§ **Set task**
In the data below, find each line containing the string "script" and return it.

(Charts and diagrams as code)
▼
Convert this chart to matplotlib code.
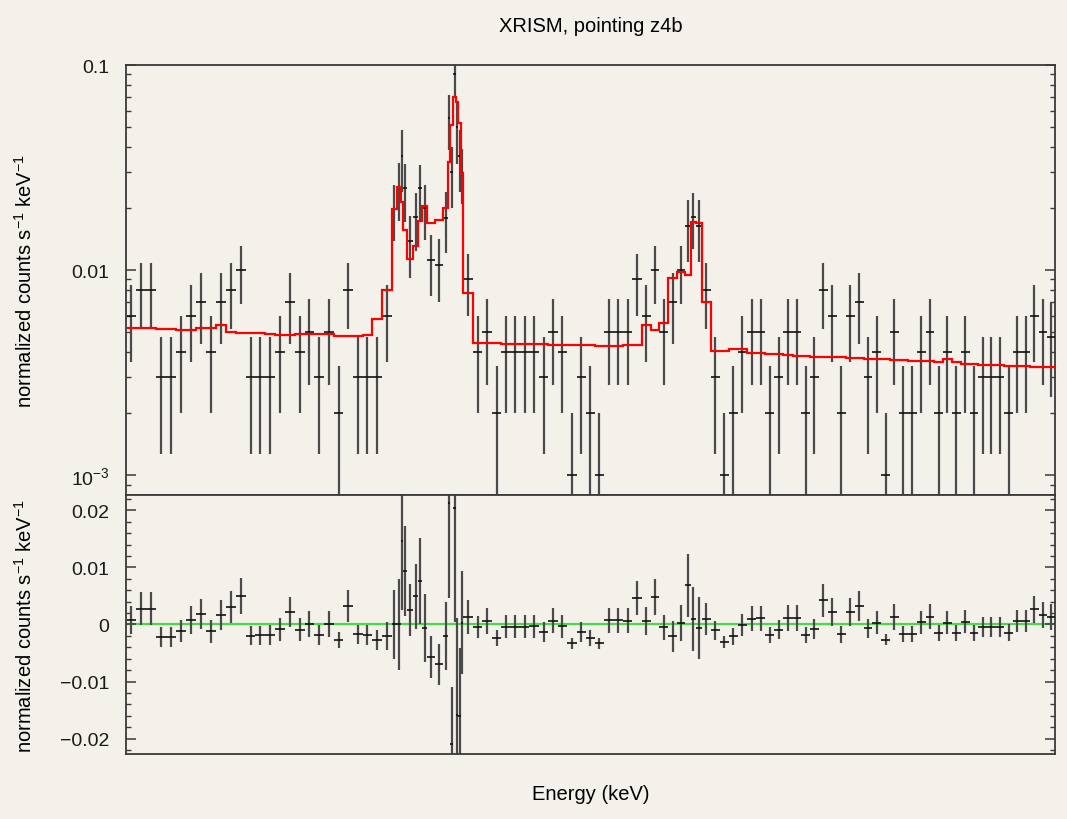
import matplotlib
matplotlib.use("Agg")
import matplotlib.pyplot as plt
import numpy as np
from matplotlib.ticker import FixedLocator, FuncFormatter, MultipleLocator

plt.rcParams['font.family'] = ['Liberation Sans', 'DejaVu Sans']
plt.rcParams['mathtext.default'] = 'regular'

# Энергетические бины (кэВ)
edges = [6.3006, 6.3122, 6.3237, 6.3355, 6.3474, 6.3592, 6.3710, 6.3825, 6.3944, 6.4062,
         6.4181, 6.4299, 6.4417, 6.4533, 6.4649, 6.4767, 6.4883, 6.5001, 6.5114, 6.5228,
         6.5344, 6.5463, 6.5575, 6.5690, 6.5803, 6.5909, 6.6028, 6.6146,
         6.6205, 6.6253, 6.6276, 6.6324, 6.6402, 6.6461, 6.6508, 6.6568, 6.6659, 6.6757,
         6.6816, 6.6836, 6.6876, 6.6908, 6.6935, 6.6963, 6.6994, 6.7112,
         6.7219, 6.7331, 6.7444, 6.7555, 6.7665, 6.7776, 6.7888, 6.8001, 6.8112, 6.8224,
         6.8334, 6.8443, 6.8550, 6.8660, 6.8775, 6.8885, 6.8995, 6.9104, 6.9211, 6.9315,
         6.9420, 6.9527, 6.9619, 6.9687, 6.9747, 6.9820, 6.9921, 7.0028, 7.0137, 7.0244,
         7.0353, 7.0462, 7.0569, 7.0675, 7.0783, 7.0892, 7.0996, 7.1099, 7.1204, 7.1310,
         7.1415, 7.1520, 7.1626, 7.1733, 7.1837, 7.1942, 7.2047, 7.2151, 7.2256, 7.2360,
         7.2467, 7.2571, 7.2674, 7.2778, 7.2884, 7.2988, 7.3091, 7.3192, 7.3293, 7.3399,
         7.3501, 7.3601, 7.3704, 7.3807, 7.3906, 7.4000]

# Данные: normalized counts s^-1 keV^-1
rate = [0.006, 0.008, 0.008, 0.003, 0.003, 0.004, 0.006, 0.007, 0.004, 0.007,
        0.008, 0.010, 0.003, 0.003, 0.003, 0.004, 0.007, 0.004, 0.005, 0.003,
        0.005, 0.002, 0.008, 0.003, 0.003, 0.003, 0.006,
        0.0199, 0.0253, 0.0361, 0.0250, 0.0138, 0.0181, 0.0250, 0.0200, 0.0112, 0.0106,
        0.0180, 0.055, 0.030, 0.090, 0.050, 0.036, 0.030, 0.009,
        0.004, 0.005, 0.002, 0.004, 0.004, 0.004, 0.004, 0.003, 0.005, 0.004,
        0.001, 0.003, 0.002, 0.001, 0.005, 0.005, 0.005, 0.009, 0.006, 0.010,
        0.005, 0.007, 0.010, 0.0164, 0.0182, 0.0164, 0.008, 0.003, 0.001, 0.002,
        0.004, 0.005, 0.005, 0.002, 0.003, 0.005, 0.005, 0.002, 0.003, 0.008,
        0.006, 0.002, 0.006, 0.007, 0.003, 0.004, 0.001, 0.005, 0.002, 0.002,
        0.004, 0.005, 0.002, 0.004, 0.002, 0.004, 0.002, 0.003, 0.003, 0.003,
        0.002, 0.004, 0.004, 0.006, 0.005, 0.0047]

rate_err = [0.00245, 0.00283, 0.00283, 0.00173, 0.00173, 0.002, 0.00245, 0.00265, 0.002, 0.00265,
            0.00283, 0.00316, 0.00173, 0.00173, 0.00173, 0.002, 0.00265, 0.002, 0.00224, 0.00173,
            0.00224, 0.00141, 0.00283, 0.00173, 0.00173, 0.00173, 0.00245,
            0.0060, 0.0079, 0.0121, 0.0079, 0.0046, 0.0057, 0.0076, 0.0060, 0.0037, 0.0036,
            0.0059, 0.0166, 0.0100, 0.0200, 0.0170, 0.0120, 0.0090, 0.0030,
            0.002, 0.00224, 0.00141, 0.002, 0.002, 0.002, 0.002, 0.00173, 0.00224, 0.002,
            0.001, 0.00173, 0.00141, 0.001, 0.00224, 0.00224, 0.00224, 0.003, 0.00245, 0.00316,
            0.00224, 0.00265, 0.00316, 0.0055, 0.0056, 0.0055, 0.00283, 0.00173, 0.001, 0.00141,
            0.002, 0.00224, 0.00224, 0.00141, 0.00173, 0.00224, 0.00224, 0.00141, 0.00173, 0.00283,
            0.00245, 0.00141, 0.00245, 0.00265, 0.00173, 0.002, 0.001, 0.00224, 0.00141, 0.00141,
            0.002, 0.00224, 0.00141, 0.002, 0.00141, 0.002, 0.00141, 0.00173, 0.00173, 0.00173,
            0.00141, 0.002, 0.002, 0.00245, 0.00224, 0.0023]

# Модель (folded), по бинам
model = [0.0052, 0.0052, 0.0052, 0.00515, 0.00515, 0.00513, 0.00513, 0.0052, 0.0052, 0.0054,
         0.00497, 0.00495, 0.00493, 0.00492, 0.0049, 0.00485, 0.00485, 0.0049, 0.0049, 0.0049,
         0.0049, 0.00476, 0.00475, 0.00475, 0.0048, 0.00577, 0.008,
         0.0199, 0.0253, 0.0215, 0.0156, 0.0113, 0.01315, 0.0174, 0.0206, 0.01694, 0.01758,
         0.0200, 0.0337, 0.0509, 0.0696, 0.0658, 0.0521, 0.0297, 0.00773,
         0.00443, 0.0044, 0.0044, 0.00438, 0.00437, 0.00436, 0.00435, 0.00434, 0.00433, 0.00432,
         0.00431, 0.0043, 0.0043, 0.00428, 0.00428, 0.00427, 0.0043, 0.0043, 0.0054, 0.0051,
         0.0055, 0.0091, 0.00975, 0.0095, 0.0172, 0.0170, 0.0070, 0.00403, 0.00405, 0.0041,
         0.0041, 0.00395, 0.00392, 0.0039, 0.00388, 0.00386, 0.00382, 0.0038, 0.00378, 0.00377,
         0.00376, 0.00375, 0.00373, 0.00372, 0.0037, 0.00369, 0.00367, 0.00365, 0.00364, 0.00362,
         0.00361, 0.0036, 0.00356, 0.00368, 0.00357, 0.0035, 0.00348, 0.00346, 0.00345, 0.00344,
         0.00341, 0.0034, 0.00339, 0.00337, 0.00336, 0.00335]

bg = '#f4f1eb'
spine_col = '#3a3a3a'
bar_col = '#4a4a4a'


def style_axis(ax):
    ax.set_facecolor(bg)
    for s in ax.spines.values():
        s.set_color(spine_col)
        s.set_linewidth(1.3)
    ax.tick_params(axis='x', which='both', bottom=False, top=False, labelbottom=False)
    ax.tick_params(axis='y', which='both', direction='in', left=True, right=True,
                   colors=spine_col, labelcolor='#1a1a1a', labelsize=14, pad=12)
    ax.tick_params(axis='y', which='major', length=7, width=1.1)
    ax.tick_params(axis='y', which='minor', length=3.5, width=1.0)


def draw_points(ax, x, y, hw, lo, hi):
    ax.vlines(x, lo, hi, color=bar_col, lw=1.6, zorder=2)
    ax.hlines(y, x - hw, x + hw, color='#111111', lw=1.2, zorder=3)


e = np.array(edges)
x = 0.5 * (e[:-1] + e[1:])
hw = 0.5 * (e[1:] - e[:-1])
y = np.array(rate)
dy = np.array(rate_err)
m = np.array(model)
res = y - m

fig = plt.figure(figsize=(10.67, 8.2), dpi=100, facecolor=bg)
ax1 = fig.add_axes([0.1181, 0.3951, 0.8707, 0.5244])
ax2 = fig.add_axes([0.1181, 0.0793, 0.8707, 0.3158])

# верхняя панель
style_axis(ax1)
ax1.set_yscale('log')
ax1.set_xlim(6.3, 7.4)
ax1.set_ylim(0.0008, 0.1)
draw_points(ax1, x, y, hw, np.maximum(y - dy, 1e-6), y + dy)
ax1.stairs(m, e, baseline=None, color='#ff0000', lw=1.6, zorder=4)
ax1.yaxis.set_major_locator(FixedLocator([0.001, 0.01, 0.1]))
ax1.yaxis.set_major_formatter(FuncFormatter(
    lambda v, p: {0.1: '0.1', 0.01: '0.01'}.get(round(v, 6), r'$10^{-3}$')))
ax1.yaxis.set_minor_locator(FixedLocator(
    [k * 10.0 ** d for d in (-4, -3, -2) for k in range(2, 10)]))
ax1.yaxis.set_minor_formatter(FuncFormatter(lambda v, p: ''))

# нижняя панель: остатки
style_axis(ax2)
ax2.set_xlim(6.3, 7.4)
ax2.set_ylim(-0.0227, 0.0227)
ax2.axhline(0, color='#44dd44', lw=1.6, zorder=1)
draw_points(ax2, x, res, hw, res - dy, res + dy)
ax2.yaxis.set_major_locator(MultipleLocator(0.01))
ax2.yaxis.set_minor_locator(MultipleLocator(0.002))
ax2.yaxis.set_major_formatter(FuncFormatter(
    lambda v, p: '0' if abs(v) < 1e-9 else ('%.2f' % v).replace('-', '\u2212')))

ylab = r'normalized counts s$^{-1}$ keV$^{-1}$'
fig.text(0.0235, 0.657, ylab, rotation=90, ha='center', va='center', fontsize=14.5)
fig.text(0.0235, 0.2365, ylab, rotation=90, ha='center', va='center', fontsize=14.5)
fig.text(0.5534, 1 - 27 / 820, 'XRISM, pointing z4b', ha='center', va='center', fontsize=14.5)
fig.text(0.5534, 1 - 795 / 820, 'Energy (keV)', ha='center', va='center', fontsize=14.5)

fig.savefig('out.png', dpi=100, facecolor=bg)
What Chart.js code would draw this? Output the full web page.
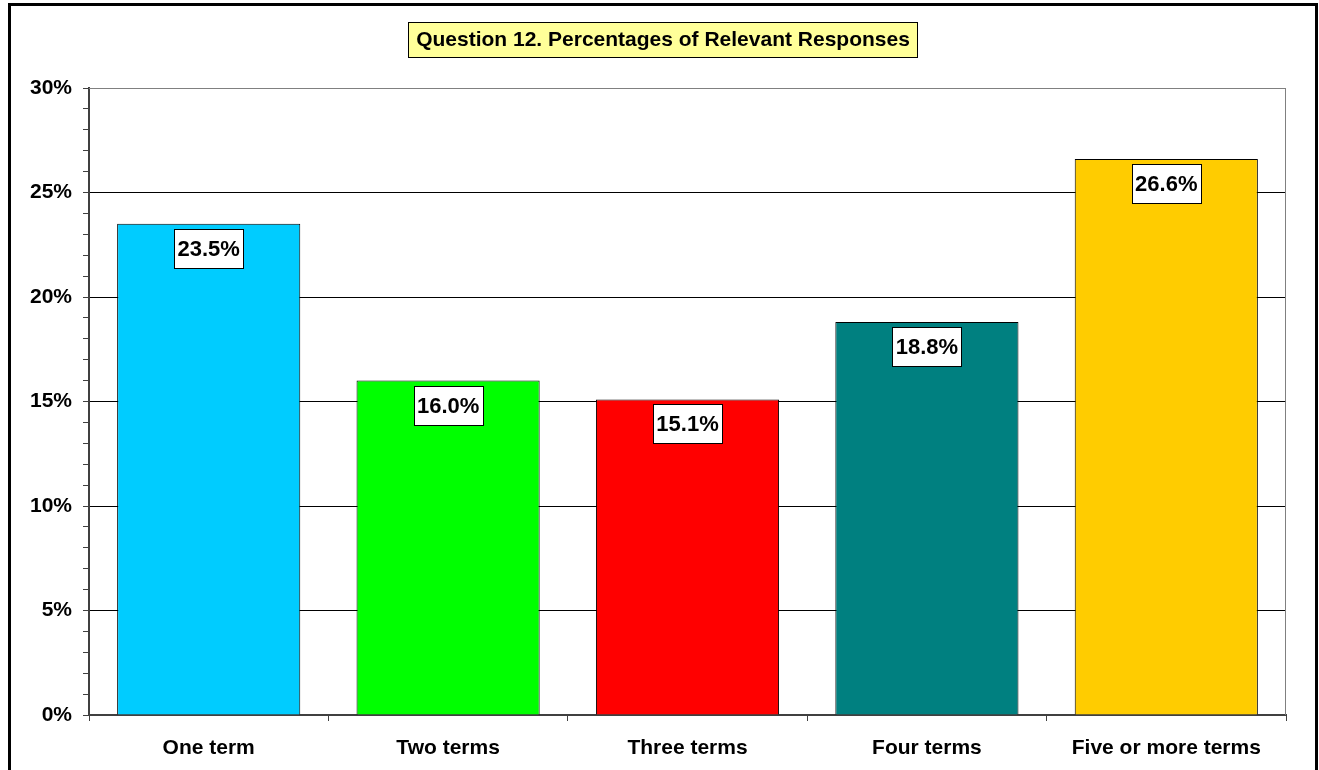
<!DOCTYPE html>
<html>
<head>
<meta charset="utf-8">
<script src="https://cdn.jsdelivr.net/npm/chart.js@4/dist/chart.umd.min.js"></script>
<style>
  html, body { margin: 0; padding: 0; background: #fff; overflow: hidden; }
  #wrap { position: relative; width: 1319px; height: 770px; }
</style>
</head>
<body>
<div id="wrap"><canvas id="ch"></canvas></div>
<script>
// chart data
const categories = ['One term', 'Two terms', 'Three terms', 'Four terms', 'Five or more terms'];
const percents   = [23.5, 16.0, 15.1, 18.8, 26.6];
const barColors  = ['#00CCFF', '#00FF00', '#FF0000', '#008080', '#FFCC00'];
const chartTitle = 'Question 12. Percentages of Relevant Responses';

const FONT = '"Liberation Sans", Arial, sans-serif';

// frame, title box, right/top plot border
const framePlugin = {
  id: 'frame',
  afterDraw(chart) {
    const ctx = chart.ctx, a = chart.chartArea;
    ctx.save();
    // plot area right border (gray)
    ctx.strokeStyle = '#808080';
    ctx.lineWidth = 1;
    ctx.beginPath();
    ctx.moveTo(a.left, a.top + 0.5);
    ctx.lineTo(Math.round(a.right) - 0.5, a.top + 0.5);
    ctx.lineTo(Math.round(a.right) - 0.5, a.bottom);
    ctx.stroke();
    // title box
    ctx.fillStyle = '#FFFF99';
    ctx.fillRect(408, 22, 509, 35);
    ctx.strokeStyle = '#000';
    ctx.strokeRect(408.5, 22.5, 509, 35);
    ctx.fillStyle = '#000';
    ctx.font = 'bold 21px ' + FONT;
    ctx.textAlign = 'center';
    ctx.textBaseline = 'middle';
    ctx.fillText(chartTitle, 663, 40);
    // outer chart border
    ctx.lineWidth = 3;
    ctx.strokeRect(9.5, 4.5, 1307, 800);
    ctx.restore();
  }
};

// value boxes just under each bar's top
const valueLabels = {
  id: 'valueLabels',
  afterDatasetsDraw(chart) {
    const ctx = chart.ctx;
    const meta = chart.getDatasetMeta(0);
    ctx.save();
    ctx.font = 'bold 22px ' + FONT;
    ctx.textAlign = 'center';
    ctx.textBaseline = 'middle';
    meta.data.forEach((bar, i) => {
      const txt = percents[i].toFixed(1) + '%';
      const w = Math.round(ctx.measureText(txt).width) + 7;
      const h = 39;
      const x = Math.round(bar.x - w / 2) + 0.5;
      const y = Math.round(bar.y) + 5.5;
      ctx.fillStyle = '#fff';
      ctx.fillRect(x, y, w, h);
      ctx.strokeStyle = '#000';
      ctx.lineWidth = 1;
      ctx.strokeRect(x, y, w, h);
      ctx.fillStyle = '#000';
      ctx.fillText(txt, bar.x, y + h / 2 + 1);
    });
    ctx.restore();
  }
};

new Chart(document.getElementById('ch'), {
  type: 'bar',
  data: {
    labels: categories,
    datasets: [{
      data: percents,
      backgroundColor: barColors,
      borderColor: '#000',
      borderWidth: 1,
      categoryPercentage: 1,
      barPercentage: 0.765
    }]
  },
  options: {
    responsive: true,
    maintainAspectRatio: false,
    animation: false,
    layout: { padding: { top: 88, right: 33, left: 0, bottom: 0 } },
    plugins: { legend: { display: false }, tooltip: { enabled: false }, title: { display: false } },
    scales: {
      x: {
        grid: { offset: true, color: 'transparent', tickColor: '#404040', tickLength: 6, tickWidth: 1 },
        border: { display: true, color: '#404040', width: 2 },
        ticks: { color: '#000', font: { family: FONT, size: 21, weight: 'bold' }, padding: 15, maxRotation: 0 },
        afterFit(s) { s.height = 55; }
      },
      y: {
        min: 0, max: 30,
        grid: {
          color: c => (c.tick && c.tick.value % 5 === 0) ? (c.tick.value === 30 ? '#808080' : '#000') : 'transparent',
          tickColor: '#404040', tickLength: 6, tickWidth: 1
        },
        border: { display: true, color: '#404040', width: 2 },
        ticks: {
          stepSize: 1, autoSkip: false, color: '#000', padding: 11,
          font: { family: FONT, size: 21, weight: 'bold' },
          callback: v => (v % 5 === 0 ? v + '%' : '')
        },
        afterFit(s) { s.width = 89; }
      }
    }
  },
  plugins: [framePlugin, valueLabels]
});
</script>
</body>
</html>
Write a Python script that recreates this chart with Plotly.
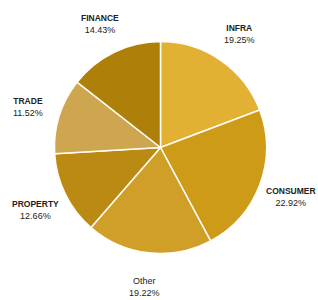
▲
§ **Solution to the problem**
<script src="https://cdn.jsdelivr.net/npm/chart.js@4/dist/chart.umd.min.js"></script>
<script>
</script>
Write a Python script that recreates this chart with Plotly.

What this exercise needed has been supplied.